Today's post complements the Polite Escape entries by offering a look at the various shibboleths in our culture that reinforce the establishment of The Republic as he Absolute of our cultural religion. The recent turmoil and chatter regarding the burning of the national flag, the stars and stripes thus being a talisman of that religion, is evidence of how this faith gets stirred to outrage and fear. The shibboleths are the language of those fears and hopes.
***************************************************
The American Dream
and The Puritan Work Ethic (September
9, 2004)
Let’s begin today with a hope. The following was written by Pulitzer Prize
winner, Galway Kinnell, before hip-hop adopted “what is” and before President
Clinton raised the issue of the meaning of “is”. I kind of like this “Prayer.” I like Kinnell, too. I met him once.
"Prayer"
"Prayer"
Whatever happens.
Whatever
what is is is what
I want. Only that. But that.
Most of US take the two phrases in today’s title
for granted. We think everyone knows or
ought to know what they mean. But if you
were to ask any 10 people born, reared and schooled in US, you’d find maybe one
might have a vague idea.
Let’s begin with the American Dream. The “dream” began in Europe in the minds and
promotional schemes of people who wanted to exploit the resources of the “New
World”. The most effective original
images of the Promised Land were drawn in the purple prose of Capt. John
Smith’s journals of his explorations along the coasts of New England and
Virginia. He had been hired by the
London stock companies to tempt hopeless and hapless people to establish
colonies here. It worked so well that
other companies and countries applied the same principle straight through the
18th, 19th and 20th centuries. A land of opportunity and exploitation awaits
those who have nothing to lose but their destitution and personal history. The American Dream erases the past and
envisions a future where problems are set aside and hope is realized as a
veneer covering the truth. The first
governor of Massachusetts Bay colony, William Bradford’s “beacon on a Hill”

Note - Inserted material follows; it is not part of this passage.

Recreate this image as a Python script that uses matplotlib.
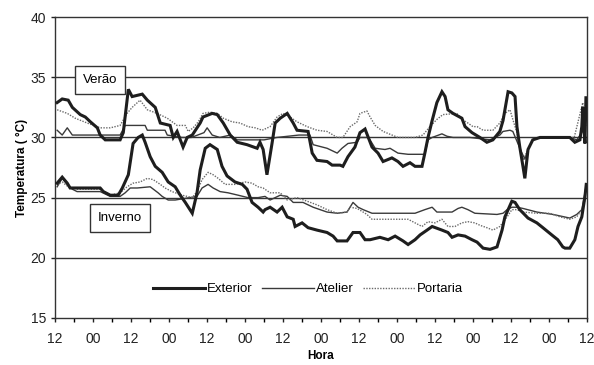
import numpy as np
import matplotlib
matplotlib.use("Agg")
import matplotlib.pyplot as plt

plt.rcParams['font.family'] = ['Liberation Sans', 'DejaVu Sans']

# Verão (summer), hours from first 12:00 mark
ver_ext_h = [0.6, 2.2, 4.1, 5.4, 7.9, 9.5, 11.1, 13.3, 14.2, 15.8, 20.5, 21.5, 22.7, 23.1, 24.3, 27.5,
             29.1, 31.6, 33.2, 36.3, 37.3, 38.5, 40.4, 41.7, 43.3, 45.8, 46.7, 49.6, 51.2, 53.1, 55.3,
             57.5, 60.6, 63.8, 64.7, 65.7, 66.9, 68.5, 69.5, 71.1, 73.3, 75.2, 76.4, 79.9, 81.2, 82.7,
             85.9, 87.5, 90.0, 90.9, 92.5, 94.7, 96.3, 97.9, 100.1, 102.0, 103.6, 106.4, 108.3, 109.9,
             112.1, 113.7, 115.9, 116.8, 117.8, 119.1, 120.6, 122.2, 123.2, 124.1, 125.7, 128.5, 129.5,
             131.7, 134.2, 136.4, 138.3, 140.5, 141.5, 143.1, 144.3, 145.3, 145.9, 146.8, 147.8, 148.4,
             149.4, 150.9, 153.2, 162.6, 164.2, 165.8, 166.4, 166.7, 167.4, 167.7]
ver_ext_t = [32.9, 33.2, 33.1, 32.5, 31.9, 31.7, 31.3, 30.8, 30.2, 29.8, 29.8, 30.4, 33.1, 34.0, 33.4, 33.6,
             33.1, 32.5, 31.2, 31.0, 30.0, 30.5, 29.2, 30.0, 30.2, 31.2, 31.7, 32.0, 31.9, 31.2, 30.2,
             29.6, 29.4, 29.1, 29.6, 29.0, 26.9, 29.5, 31.2, 31.6, 32.0, 31.2, 30.6, 30.5, 28.7, 28.1,
             28.0, 27.7, 27.7, 27.6, 28.4, 29.2, 30.4, 30.7, 29.2, 28.7, 28.0, 28.3, 28.0, 27.6,
             27.9, 27.6, 27.6, 28.7, 30.0, 31.4, 32.9, 33.8, 33.4, 32.3, 32.0, 31.6, 30.9,
             30.4, 30.0, 29.6, 29.8, 30.5, 31.4, 33.8, 33.7, 33.4, 30.9, 29.2, 27.6, 26.6,
             29.0, 29.8, 30.0, 30.0, 29.6, 29.8, 30.9, 32.5, 29.5, 33.3]

ver_ate_h = [0.6, 2.2, 3.8, 5.4, 20.5, 22.1, 28.4, 29.1, 34.7, 35.4, 40.0, 43.0, 47.0, 48.0, 49.6, 52.0,
             55.3, 57.5, 66.0, 70.0, 77.0, 80.5, 81.5, 85.9, 89.1, 90.6, 92.5, 95.4, 96.3, 99.0, 101.1,
             104.2, 105.8, 108.3, 111.5, 116.8, 117.8, 119.1, 122.2, 123.8, 125.7, 131.0, 137.4, 140.5,
             141.5, 143.7, 144.6, 146.2, 147.5, 148.4, 149.4, 150.9, 153.2, 162.6, 164.8, 166.4, 167.6]
ver_ate_t = [30.6, 30.2, 30.8, 30.2, 30.2, 31.0, 31.0, 30.6, 30.6, 30.2, 30.0, 30.0, 30.4, 30.8, 30.2, 30.0,
             30.2, 29.8, 29.8, 30.0, 30.2, 30.2, 29.4, 29.1, 28.7, 29.1, 29.5, 29.6, 30.0, 30.0, 29.1,
             29.0, 29.1, 28.7, 28.6, 28.6, 29.8, 30.0, 30.3, 30.1, 30.0, 30.0, 29.8, 30.2,
             30.5, 30.6, 30.5, 29.5, 28.7, 28.2, 29.0, 29.8, 30.0, 30.0, 29.8, 30.4, 31.0]

ver_por_h = [0.6, 3.8, 6.3, 10.1, 14.2, 17.4, 20.5, 22.7, 24.3, 26.8, 29.1, 32.2, 35.4, 38.5, 41.1, 42.0,
             43.6, 45.2, 46.7, 48.9, 51.2, 53.1, 55.9, 58.4, 60.9, 63.2, 65.4, 67.9, 70.1, 72.0, 74.2,
             76.4, 79.6, 82.7, 85.9, 89.1, 90.9, 93.2, 95.4, 96.3, 98.5, 99.5, 101.1, 103.6, 108.3,
             113.7, 116.2, 118.4, 120.6, 122.5, 126.9, 128.5, 130.4, 132.0, 133.3, 135.2, 138.3, 140.5,
             142.1, 143.7, 144.6, 145.9, 146.8, 147.8, 149.4, 150.9, 153.2, 164.0, 166.7, 167.6]
ver_por_t = [32.3, 32.0, 31.6, 31.2, 30.8, 30.8, 31.0, 32.0, 32.5, 33.1, 32.3, 32.0, 31.6, 31.0, 31.0, 30.5,
             30.8, 31.3, 32.0, 32.1, 32.0, 31.6, 31.3, 31.2, 30.9, 30.8, 30.6, 30.9, 31.7, 32.0, 31.7,
             31.3, 30.9, 30.6, 30.5, 30.0, 30.0, 30.9, 31.3, 32.0, 32.2, 31.7, 31.0, 30.5, 30.0,
             30.0, 30.2, 30.9, 31.5, 31.9, 32.0, 31.5, 31.2, 30.9, 30.9, 30.6, 30.6, 31.2,
             32.0, 32.3, 31.5, 30.4, 29.2, 28.1, 29.0, 29.8, 30.0, 30.0, 32.9, 30.5]

# Inverno (winter)
inv_ext_h = [0.6, 2.2, 3.8, 4.7, 14.2, 15.2, 17.4, 19.9, 21.2, 23.1, 24.6, 26.2, 27.5, 28.4, 30.0, 31.6,
             33.8, 35.7, 37.9, 39.5, 41.1, 43.3, 44.8, 45.8, 47.4, 48.9, 51.2, 52.7, 54.3, 56.8, 59.1,
             60.6, 62.2, 64.1, 65.7, 66.3, 67.9, 70.1, 71.7, 73.3, 75.2, 75.8, 78.0, 79.9, 82.7, 85.9,
             87.8, 89.1, 92.2, 94.1, 96.3, 97.9, 99.5, 102.6, 105.2, 107.4, 109.9, 111.5, 113.7, 115.3,
             117.5, 119.1, 122.2, 124.1, 125.4, 127.3, 129.5, 131.7, 133.3, 135.2, 137.4, 139.6, 141.2,
             142.1, 144.3, 145.3, 146.8, 149.4, 152.2, 154.1, 156.9, 158.8, 160.4, 161.1, 162.6, 164.2,
             165.2, 166.4, 167.4, 167.8]
inv_ext_t = [26.2, 26.7, 26.2, 25.8, 25.8, 25.5, 25.2, 25.2, 25.8, 26.9, 29.5, 30.0, 30.2, 29.6, 28.4, 27.6,
             27.1, 26.3, 25.9, 25.2, 24.6, 23.7, 25.4, 27.3, 29.1, 29.4, 29.0, 27.6, 26.8, 26.3, 26.1,
             25.7, 24.6, 24.2, 23.8, 24.0, 24.2, 23.8, 24.2, 23.4, 23.2, 22.6, 22.9, 22.5, 22.3, 22.1,
             21.8, 21.4, 21.4, 22.1, 22.1, 21.5, 21.5, 21.7, 21.5, 21.8, 21.4, 21.1, 21.5, 21.9,
             22.3, 22.6, 22.3, 22.1, 21.7, 21.9, 21.8, 21.5, 21.3, 20.8, 20.7, 20.9, 22.3,
             23.4, 24.7, 24.6, 24.0, 23.3, 22.9, 22.5, 21.9, 21.5, 20.9, 20.8, 20.8, 21.5,
             22.6, 23.4, 25.1, 26.1]

inv_ate_h = [0.6, 2.2, 3.8, 5.4, 6.9, 14.2, 17.4, 20.5, 22.1, 23.7, 25.9, 30.0, 32.5, 33.8, 35.7, 37.9,
             44.8, 46.4, 48.3, 49.9, 52.1, 54.6, 57.8, 60.9, 64.1, 66.3, 67.9, 71.1, 73.3, 75.2, 78.3,
             81.5, 85.9, 89.1, 92.2, 94.1, 95.7, 97.3, 100.1, 113.7, 116.8, 119.1, 120.6, 125.4, 127.3,
             128.5, 130.4, 132.6, 139.6, 141.5, 142.8, 144.3, 145.9, 147.8, 152.2, 157.3, 162.6, 164.8,
             166.4, 167.4, 167.8]
inv_ate_t = [25.9, 26.6, 26.1, 25.7, 25.5, 25.5, 25.1, 25.1, 25.4, 25.8, 25.8, 25.9, 25.4, 25.1, 24.8, 24.8,
             25.1, 25.8, 26.1, 25.8, 25.5, 25.4, 25.2, 25.0, 25.0, 25.1, 24.8, 25.2, 25.1, 24.6, 24.6,
             24.2, 23.8, 23.7, 23.8, 24.6, 24.2, 24.0, 23.7, 23.7, 24.0, 24.2, 23.8, 23.8, 24.1,
             24.2, 24.0, 23.7, 23.6, 23.7, 24.0, 24.2, 24.2, 24.1, 23.8, 23.6, 23.3, 23.6,
             24.0, 25.4, 26.0]

inv_por_h = [0.6, 2.2, 4.1, 6.9, 14.2, 17.4, 20.5, 22.7, 24.6, 26.8, 29.1, 30.9, 33.2, 34.7, 36.9, 40.1,
             43.3, 44.8, 46.4, 48.3, 49.9, 51.5, 53.7, 56.8, 60.0, 62.2, 64.1, 65.7, 67.9, 71.1, 73.3,
             76.4, 79.6, 82.7, 85.9, 89.1, 92.2, 93.2, 95.4, 97.3, 98.5, 100.1, 104.2, 111.5, 113.7,
             115.9, 117.8, 120.0, 122.2, 124.1, 126.3, 128.5, 130.4, 132.6, 134.2, 136.4, 138.3, 140.5,
             142.8, 144.3, 145.9, 147.8, 152.2, 156.3, 159.5, 162.6, 164.8, 166.4, 167.4]
inv_por_t = [26.1, 26.3, 25.9, 25.7, 25.7, 25.2, 25.4, 25.9, 26.2, 26.3, 26.6, 26.5, 26.1, 25.8, 25.5, 25.2,
             25.0, 25.5, 26.5, 27.1, 26.9, 26.6, 26.1, 26.1, 26.3, 26.2, 25.9, 25.8, 25.4, 25.4, 24.8,
             25.0, 24.7, 24.4, 24.0, 23.7, 23.8, 24.2, 24.1, 23.8, 23.6, 23.2, 23.2, 23.2, 22.9,
             22.6, 23.0, 22.9, 23.2, 22.6, 22.6, 22.9, 23.0, 22.9, 22.7, 22.5, 22.3, 22.6,
             23.4, 24.0, 24.0, 23.8, 23.7, 23.7, 23.4, 23.2, 23.4, 24.0, 24.8]

xtick_labels = ["12", "00"] * 7 + ["12"]

fig = plt.figure(figsize=(5.94, 3.65), dpi=100)
ax = fig.add_axes([0.093, 0.129, 0.895, 0.824])

ext_style = dict(color="#1e1e1e", linewidth=2.2, solid_joinstyle="miter")
ate_style = dict(color="#3a3a3a", linewidth=1.0)
por_style = dict(color="#6a6a6a", linewidth=1.0, linestyle=(0, (1, 1)))

for y in [20, 25, 30, 35]:
    ax.axhline(y, color="#333333", linewidth=1.0, zorder=1)

ax.plot(ver_ate_h, ver_ate_t, **ate_style, zorder=3)
ax.plot(ver_por_h, ver_por_t, **por_style, zorder=3)
ax.plot(ver_ext_h, ver_ext_t, **ext_style, zorder=4)
ax.plot(inv_ate_h, inv_ate_t, **ate_style, zorder=3)
ax.plot(inv_por_h, inv_por_t, **por_style, zorder=3)
ax.plot(inv_ext_h, inv_ext_t, **ext_style, zorder=4)

# legend proxies
ax.plot([], [], label="Exterior", **ext_style)
ax.plot([], [], label="Atelier", **ate_style)
ax.plot([], [], label="Portaria", **por_style)
handles, labels = ax.get_legend_handles_labels()
ax.legend(handles, labels, loc="center", bbox_to_anchor=(0.475, 0.095), ncol=3, frameon=False,
          fontsize=9.5, handlelength=4.0, handletextpad=0.1, columnspacing=0.7)

box = dict(boxstyle="square,pad=0.6", facecolor="white", edgecolor="#333333", linewidth=1.0)
ax.text(14.2, 34.8, "Verão", ha="center", va="center", fontsize=9.5, bbox=box, zorder=6)
ax.text(20.5, 23.3, "Inverno", ha="center", va="center", fontsize=9.5, bbox=box, zorder=6)

ax.set_xlim(0, 168)
ax.set_ylim(15, 40)
ax.set_xticks(np.arange(0, 169, 12))
ax.set_xticklabels(xtick_labels)
ax.set_xticks(np.arange(0, 169, 6), minor=True)
ax.set_yticks([15, 20, 25, 30, 35, 40])
ax.tick_params(axis="both", direction="out", length=3, width=1, labelsize=10, colors="#222222")
ax.tick_params(axis="x", which="minor", direction="out", length=3, width=1)
ax.tick_params(axis="x", pad=7)

for s in ax.spines.values():
    s.set_color("#333333")
    s.set_linewidth(1.0)

ax.set_ylabel("Temperatura ( °C)", fontsize=8.5, fontweight="bold", labelpad=2)
ax.set_xlabel("Hora", fontsize=8.5, fontweight="bold", labelpad=3)

fig.savefig("out.png", dpi=100)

sermon has been reiterated over the centuries right up through the scheming
mouth of Dick Cheney. That beacon is
re-constituted in the green light shining at the end of Jay Gatsby’s dock, the
Jay Gatsby who was pal and partner to the underworld, hero to Fitzgerald’s
flappers and phonies.
Well, what about the much vaunted Puritan Work
Ethic? Sounds great doesn’t it? It comes from one of the several compromises
the Puritans in Massachusetts Bay Colony devised to make their rather harsh
dictates a little more heavenly promising.

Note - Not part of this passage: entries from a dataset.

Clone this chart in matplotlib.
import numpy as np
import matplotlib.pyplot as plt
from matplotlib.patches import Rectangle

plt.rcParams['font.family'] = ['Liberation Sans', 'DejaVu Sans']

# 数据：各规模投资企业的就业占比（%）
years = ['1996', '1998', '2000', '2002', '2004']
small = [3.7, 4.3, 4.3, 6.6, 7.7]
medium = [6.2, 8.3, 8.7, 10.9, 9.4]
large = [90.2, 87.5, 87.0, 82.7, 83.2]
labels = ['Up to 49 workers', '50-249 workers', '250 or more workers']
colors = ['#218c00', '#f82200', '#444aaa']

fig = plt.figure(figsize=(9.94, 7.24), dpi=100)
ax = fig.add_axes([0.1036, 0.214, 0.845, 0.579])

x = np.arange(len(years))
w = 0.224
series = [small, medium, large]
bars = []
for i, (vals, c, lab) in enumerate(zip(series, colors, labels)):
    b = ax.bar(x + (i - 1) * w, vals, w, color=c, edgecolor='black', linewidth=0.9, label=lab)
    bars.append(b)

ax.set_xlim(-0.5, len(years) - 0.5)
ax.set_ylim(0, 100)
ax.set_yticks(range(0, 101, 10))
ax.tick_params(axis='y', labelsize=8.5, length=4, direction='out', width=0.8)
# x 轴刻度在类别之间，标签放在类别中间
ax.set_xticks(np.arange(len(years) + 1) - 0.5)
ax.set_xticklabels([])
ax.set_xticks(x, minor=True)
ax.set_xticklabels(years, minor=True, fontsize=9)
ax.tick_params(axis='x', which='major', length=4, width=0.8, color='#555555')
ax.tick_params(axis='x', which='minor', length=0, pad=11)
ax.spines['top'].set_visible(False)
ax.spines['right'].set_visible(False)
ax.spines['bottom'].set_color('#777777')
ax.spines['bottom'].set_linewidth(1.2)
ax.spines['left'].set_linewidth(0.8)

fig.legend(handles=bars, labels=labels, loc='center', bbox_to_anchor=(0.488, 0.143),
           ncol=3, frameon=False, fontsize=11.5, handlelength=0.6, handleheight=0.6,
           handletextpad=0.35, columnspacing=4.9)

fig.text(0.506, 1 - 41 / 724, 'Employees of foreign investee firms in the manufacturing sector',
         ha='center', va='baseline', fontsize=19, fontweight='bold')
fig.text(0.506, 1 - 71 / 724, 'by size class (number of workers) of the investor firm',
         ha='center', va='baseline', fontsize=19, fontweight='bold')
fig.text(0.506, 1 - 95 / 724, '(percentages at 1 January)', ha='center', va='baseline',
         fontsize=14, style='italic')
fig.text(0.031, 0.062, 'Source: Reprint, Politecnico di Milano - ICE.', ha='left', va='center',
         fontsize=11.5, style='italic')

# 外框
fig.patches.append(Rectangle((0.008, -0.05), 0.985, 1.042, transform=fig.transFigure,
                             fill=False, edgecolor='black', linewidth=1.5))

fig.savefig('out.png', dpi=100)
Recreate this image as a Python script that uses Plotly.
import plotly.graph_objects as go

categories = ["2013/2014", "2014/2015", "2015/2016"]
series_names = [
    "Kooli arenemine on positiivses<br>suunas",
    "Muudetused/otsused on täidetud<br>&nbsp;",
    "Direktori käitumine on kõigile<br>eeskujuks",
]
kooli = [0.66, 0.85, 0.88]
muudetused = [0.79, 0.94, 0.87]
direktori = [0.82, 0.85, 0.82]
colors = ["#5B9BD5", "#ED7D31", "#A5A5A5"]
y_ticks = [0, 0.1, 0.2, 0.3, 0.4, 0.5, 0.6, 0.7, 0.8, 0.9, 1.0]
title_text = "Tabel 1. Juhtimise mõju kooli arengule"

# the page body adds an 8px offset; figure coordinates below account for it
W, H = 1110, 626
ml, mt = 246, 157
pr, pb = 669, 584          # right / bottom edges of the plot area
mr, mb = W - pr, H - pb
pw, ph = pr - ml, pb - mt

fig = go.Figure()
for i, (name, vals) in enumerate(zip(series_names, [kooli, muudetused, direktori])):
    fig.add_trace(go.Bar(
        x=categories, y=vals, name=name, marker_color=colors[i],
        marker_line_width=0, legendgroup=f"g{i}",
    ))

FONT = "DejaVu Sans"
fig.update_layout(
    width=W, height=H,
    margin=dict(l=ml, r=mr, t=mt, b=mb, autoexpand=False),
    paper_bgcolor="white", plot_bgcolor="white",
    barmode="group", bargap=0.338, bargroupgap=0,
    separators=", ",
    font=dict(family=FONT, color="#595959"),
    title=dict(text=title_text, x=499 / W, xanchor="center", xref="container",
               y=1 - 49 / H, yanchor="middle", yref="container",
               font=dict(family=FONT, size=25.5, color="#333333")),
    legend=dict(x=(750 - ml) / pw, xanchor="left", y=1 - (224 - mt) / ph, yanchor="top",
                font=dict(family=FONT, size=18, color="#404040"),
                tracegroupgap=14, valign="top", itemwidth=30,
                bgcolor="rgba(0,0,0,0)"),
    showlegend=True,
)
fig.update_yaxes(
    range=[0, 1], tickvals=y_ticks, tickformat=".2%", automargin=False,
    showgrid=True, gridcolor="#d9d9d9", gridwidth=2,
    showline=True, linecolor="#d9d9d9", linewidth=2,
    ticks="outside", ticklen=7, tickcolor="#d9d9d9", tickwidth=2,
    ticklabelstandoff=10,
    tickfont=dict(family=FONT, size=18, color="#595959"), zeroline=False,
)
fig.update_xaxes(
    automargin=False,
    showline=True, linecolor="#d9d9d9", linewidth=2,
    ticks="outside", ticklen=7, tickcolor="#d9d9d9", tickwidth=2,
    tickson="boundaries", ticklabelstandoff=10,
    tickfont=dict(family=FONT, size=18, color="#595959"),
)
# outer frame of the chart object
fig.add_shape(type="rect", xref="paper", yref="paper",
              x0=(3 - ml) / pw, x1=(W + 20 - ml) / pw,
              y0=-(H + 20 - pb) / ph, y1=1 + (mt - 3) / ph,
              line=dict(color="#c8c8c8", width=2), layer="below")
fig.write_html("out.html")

The Covenant of Good Works maintains that if you show good works
(i.e., look like you’re working hard in the best interests of the community) you
are demonstrating good faith. This came
down through the centuries (only in America) to mean that appearing to
be doing something, anything is better than doing nothing (“Idle hands are the
Devil’s tools” and all that nonsense).
The attraction in this is that good works will gain God’s
blessings. In our culture that means
hard work will get you more money. The
kicker is that hard work frequently gets you only more hard work. The latest facts from the Dept. of Labor are
that American labor’s productivity is up 12% for this year, and per capita
spendable income is flatlining. Workers
are piling up cash in the bottom line for the stockholders, but they’re
watching their healthcare bills skyrocket, their daycare costs push the two
income households hours beyond the limits of daycare (If we have 6 to 6
elementary schools, why not have 6 to 8 schools?), and so on. Some companies are giving their workers yoga
breaks so they can work 12 or 13 hours (NY Times, 9.7.04, pF1), no overtime, of
course.
The American Dream and the Puritan Work Ethic
are, so to speak, the coin of the realm.
One side has the smiling face of the benighted worker; the other side
has the smirk of the owners raking in the lucre.
*****************************************************
The misty-eyed magic so embedded in the shibboleths' utterances triggers the upwelling of exceptionalism's blessings in all Americans. They represent the singular faith, the secularized mythos we rely on, and that plays us all, especially at times of hopelessness and haplessness. Listen carefully to the huckster-in-chief. He thrives on the shibboleths.